Fenomena solstis yang menjadi penanda musim di berbagai belahan dunia, termasuk Indonesia, akan terjadi pada tanggal 21 Juni. Peneliti Ahli Utama Badan Riset dan Inovasi Nasional (BRIN), Thomas Djamaluddin, menjelaskan bahwa solstis utara menandai awal musim panas di bagian bumi utara dan awal musim dingin di bagian bumi selatan.
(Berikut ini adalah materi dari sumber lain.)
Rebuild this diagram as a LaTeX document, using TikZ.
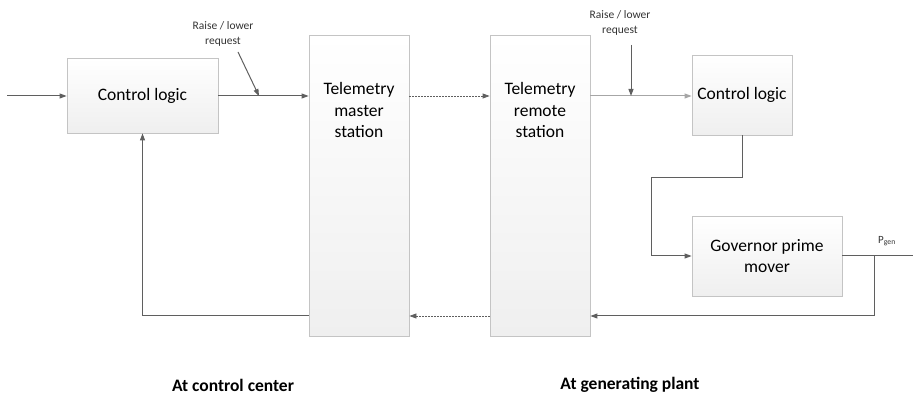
\documentclass[tikz,border=0pt]{standalone}
\usepackage{fontspec}
\setmainfont{Carlito}
\usetikzlibrary{arrows.meta}
\definecolor{linegray}{HTML}{5F5F5F}
\definecolor{lightline}{HTML}{A6A6A6}
\definecolor{boxedge}{HTML}{C4C4C4}
\definecolor{boxbot}{HTML}{EFEFEF}
\tikzset{
  block/.style={draw=boxedge, line width=0.8pt, top color=white, bottom color=boxbot,
    align=center, inner sep=0pt, font=\fontsize{17.5}{21.5}\selectfont},
  wire/.style={draw=linegray, line width=1pt},
  tip/.style={-{Triangle[length=7pt,width=5pt]}},
  dashwire/.style={draw=linegray, line width=0.8pt, dash pattern=on 2pt off 1pt},
  note/.style={align=center, font=\fontsize{11.5}{15.5}\selectfont, text=black!80},
  caption/.style={font=\fontsize{17.5}{20}\bfseries\selectfont}
}
\begin{document}
\begin{tikzpicture}[x=1pt,y=-1pt]
\useasboundingbox (0,0) rectangle (913,395);
% blocks
\node[block, minimum width=151pt, minimum height=75pt] (cl1) at (142.5,95.5) {Control logic};
\node[block, minimum width=100pt, minimum height=301pt, anchor=north] (tms) at (359,35) {};
\node[anchor=north, align=center, font=\fontsize{17.5}{21.5}\selectfont] (tmst) at (359,79) {Telemetry\\master\\station};
\node[block, minimum width=100pt, minimum height=301pt, anchor=north] (trs) at (540,35) {};
\node[anchor=north, align=center, font=\fontsize{17.5}{21.5}\selectfont] (trst) at (540,79) {Telemetry\\remote\\station};
\node[block, minimum width=100pt, minimum height=80pt] (cl2) at (742,95) {Control logic};
\node[block, minimum width=150pt, minimum height=80pt] (gpm) at (767,256) {Governor prime\\mover};
% labels
\node[note] (rl1) at (223,34) {Raise / lower\\request};
\node[note] (rl2) at (620,23) {Raise / lower\\request};
\node[font=\fontsize{11}{13}\selectfont, text=black!80] (pg) at (887,241) {P\textsubscript{gen}};
\node[caption] (cc) at (233,385) {At control center};
\node[caption] (gp) at (630,385) {At generating plant};
% helper points
\coordinate (in) at (7,96);
\coordinate (j1) at (259,96);
\coordinate (r1) at (238,52);
\coordinate (j2) at (631,96);
\coordinate (r2) at (631,45);
\coordinate (br) at (874,256);
\coordinate (out) at (913,256);
% forward path
\draw[wire, tip] (in) -- (cl1.west |- in);
\draw[wire, tip] (cl1.east |- in) -- (tms.west |- in);
\draw[wire, tip] (r1) -- (j1);
\draw[dashwire, tip] (tms.east |- in) -- (trs.west |- in);
\draw[wire, draw=lightline, tip] (trs.east |- in) -- (cl2.west |- in);
\draw[wire, tip] (r2) -- (j2);
\draw[wire, tip] (cl2.south) |- (651,178) |- (gpm.west);
\draw[wire] (gpm.east) -- (out);
% feedback path
\draw[wire, tip] (br) |- (trs.east |- 0,316);
\draw[dashwire, tip] (trs.west |- 0,316) -- (tms.east |- 0,316);
\draw[wire, tip] (tms.west |- 0,316) -| (cl1.south);
\end{tikzpicture}
\end{document}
Di Indonesia, solstis utara menjadi petanda dimulainya musim kemarau.
Solstis utara adalah momen ketika Matahari mencapai posisi paling utara di langit Bumi, yang disebabkan oleh kemiringan sumbu rotasi Bumi saat mengelilingi Matahari. Thomas menjelaskan bahwa dari 22 Desember hingga 21 Juni, posisi terbit dan terbenam Matahari bergeser ke arah utara, dan pada 21 Juni, Matahari berhenti di titik paling utara sebelum bergerak kembali ke selatan.
Perubahan ini berdampak pada pergeseran pemanasan Bumi yang mempengaruhi arah angin dan awan. Angin mulai bertiup dari selatan ke utara setelah solstis utara, mendorong pembentukan awan ke arah utara dan memasuki musim kemarau di Indonesia. Fenomena astronomi solstis ini memiliki peran penting dalam sektor pertanian, mitigasi bencana, dan prakiraan musim di berbagai negara, termasuk Indonesia.
Pemahaman terhadap fenomena astronomi seperti solstis dapat membantu dalam mengantisipasi perubahan musim dengan lebih baik. Solstis utara juga menjadi alat pendidikan dalam bidang sains, dengan contoh nyata dari keterkaitan astronomi dan kehidupan sehari-hari. Dengan pemahaman yang baik, kita dapat merancang kebijakan yang lebih adaptif untuk edukasi masyarakat.